Элен перестает играть, из ее груди рвутся рыдания: хрупкий кокон, созданный музыкой, — пусть и военной, — лопнул.
В бараке их ждет другая неожиданность: взбешенная Альма отвешивает провинившейся пару звучных затрещин, сильно трясет ее за плечи:
— Ты здесь не для того, чтобы лить слезы или мечтать! Ты должна играть! Возьми себя в руки, что бы ни случилось, шоу должно продолжаться!
Урок усвоен. Элен вынуждена признать правоту Альмы и не держит на нее зла: начнешь вспоминать — погибнешь. Не будет ни музыки, ни оркестра, ни защиты. Останется только Аушвиц.
Наставленная на путь истинный, Элен остается мечтательным ребенком, благородной идеалисткой. Она решает попытаться хоть что-то сделать для Иды.
На следующий после инцидента день в барак вошел рапортфюрер Таубер, ответственный за организацию работ в Аушвице. Он кивком головы попросил у Альмы программу и отметил несколько номеров: ему захотелось отвлечься.
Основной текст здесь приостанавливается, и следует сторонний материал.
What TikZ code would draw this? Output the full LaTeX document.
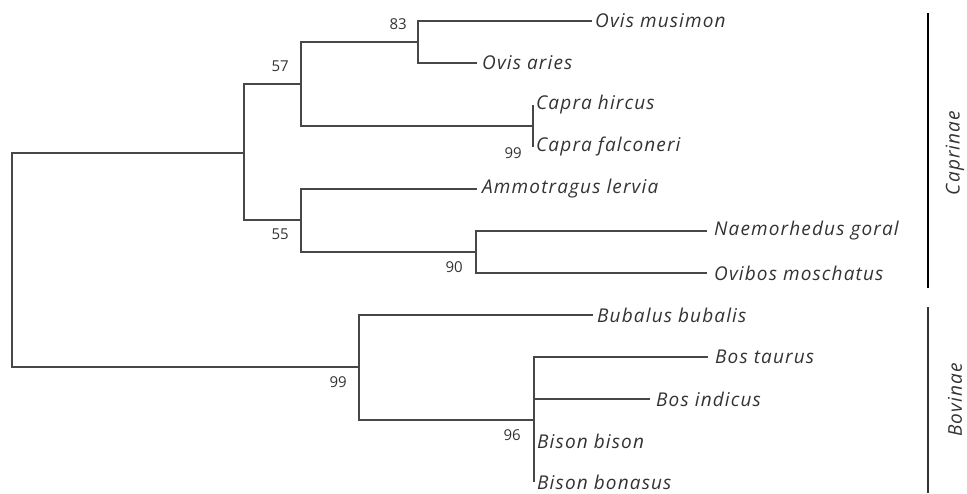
\documentclass[tikz,border=0pt]{standalone}
\usepackage{fontspec}
\setmainfont{Open Sans}
\newfontfamily\taxfont[LetterSpace=6]{Open Sans}
\usetikzlibrary{positioning}

\begin{document}
\begin{tikzpicture}[%
        x=1pt, y=-1pt,
        branch/.style={draw=black!72, line width=1.2pt},
        taxon/.style={font=\taxfont\fontsize{19}{22}\selectfont\itshape, text=black!80, inner sep=0pt, anchor=west},
        boot/.style={font=\fontsize{15}{18}\selectfont, text=black!80, inner sep=0pt},
        clade/.style={font=\taxfont\fontsize{19}{22}\selectfont\itshape, text=black!80, rotate=90}
        ]
        \useasboundingbox (0,0) rectangle (967,493);

        \coordinate (root) at (12,260);
        \coordinate (cap)  at (244,153);
        \coordinate (n57)  at (301,84);
        \coordinate (n83)  at (418,42);
        \coordinate (nca)  at (533,126);
        \coordinate (n55)  at (301,220);
        \coordinate (n90)  at (476,252);
        \coordinate (bov)  at (359,367);
        \coordinate (n96)  at (534,420);

        \coordinate (omus) at (592,21);
        \coordinate (oari) at (477,63);
        \coordinate (chir) at (533,105);
        \coordinate (cfal) at (533,147);
        \coordinate (amle) at (477,189);
        \coordinate (nago) at (707,231);
        \coordinate (ovmo) at (707,273);
        \coordinate (bubu) at (593,315);
        \coordinate (btau) at (708,357);
        \coordinate (bind) at (650,399);
        \coordinate (bbis) at (534,441);
        \coordinate (bbon) at (534,482);

        \node[taxon] (l1)  [right=3pt of omus] {Ovis musimon};
        \node[taxon] (l2)  [right=5pt of oari] {Ovis aries};
        \node[taxon] (l3)  [right=3pt of chir] {Capra hircus};
        \node[taxon] (l4)  [right=3pt of cfal] {Capra falconeri};
        \node[taxon] (l5)  [right=5pt of amle] {Ammotragus lervia};
        \node[taxon] (l6)  [right=7pt of nago] {Naemorhedus goral};
        \node[taxon] (l7)  [right=7pt of ovmo] {Ovibos moschatus};
        \node[taxon] (l8)  [right=4pt of bubu] {Bubalus bubalis};
        \node[taxon] (l9)  [right=7pt of btau] {Bos taurus};
        \node[taxon] (l10) [right=6pt of bind] {Bos indicus};
        \node[taxon] (l11) [right=3pt of bbis] {Bison bison};
        \node[taxon] (l12) [right=3pt of bbon] {Bison bonasus};

        \node[boot] (b83) [above left=12pt and 11pt of n83] {83};
        \node[boot] (b57) [above left=12pt and 12pt of n57] {57};
        \node[boot] (b55) [below left=9pt and 12pt of n55] {55};
        \node[boot] (b90) [below left=9pt and 13pt of n90] {90};
        \node[boot] (b99c) [left=11pt of cfal, yshift=-6pt] {99};
        \node[boot] (b99b) [below left=9pt and 12pt of bov] {99};
        \node[boot] (b96) [below left=9pt and 13pt of n96] {96};

        \path[branch] (root) |- (cap);
        \path[branch] (root) |- (bov);
        \path[branch] (cap) |- (n57);
        \path[branch] (cap) |- (n55);
        \path[branch] (n57) |- (n83);
        \path[branch] (n57) |- (nca);
        \path[branch] (n83) |- (omus);
        \path[branch] (n83) |- (oari);
        \path[branch] (chir) -- (cfal);
        \path[branch] (n55) |- (amle);
        \path[branch] (n55) |- (n90);
        \path[branch] (n90) |- (nago);
        \path[branch] (n90) |- (ovmo);
        \path[branch] (bov) |- (bubu);
        \path[branch] (bov) |- (n96);
        \path[branch] (n96) |- (btau);
        \path[branch] (n96) |- (bind);
        \path[branch] (btau) -| (bbon);

        \coordinate (ct) at (928,13);
        \coordinate (cb) at (928,288);
        \coordinate (bt) at (928,307);
        \coordinate (bb) at (928,493);
        \draw[black, line width=2.4pt] (ct) -- (cb);
        \draw[black!80, line width=1.1pt] (bt) -- (bb);
        \node[clade] (capr) at (955,153) {Caprinae};
        \node[clade] (bovi) at (955,400) {Bovinae};

    \end{tikzpicture}
\end{document}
Таубер — тупое животное. Этот высокий, белокурый, голубоглазый нацист с костистым лицом часто убивал узниц в приступе ярости, бил женщин ногами, кулаками, дубинкой. Он придумал оригинальную забаву — держал стек над землей и заставлял женщин прыгать, а тех, кто был очень слаб, колотил.
Сыграв музыкальную интермедию, инструменты складывают в футляры, предварительно натерев струны канифолью и ослабив смычки.
Таубер направляется к двери, и тут к нему подходит Элен. Все в ужасе замирают.
— Заключенная 51848, господин офицер, у меня просьба.
Редчайший случай… Обращаясь к эсэсовцу, полагается стоять по стойке «смирно», выказывая зверю почтение и ни в коем случае не глядя ему в глаза.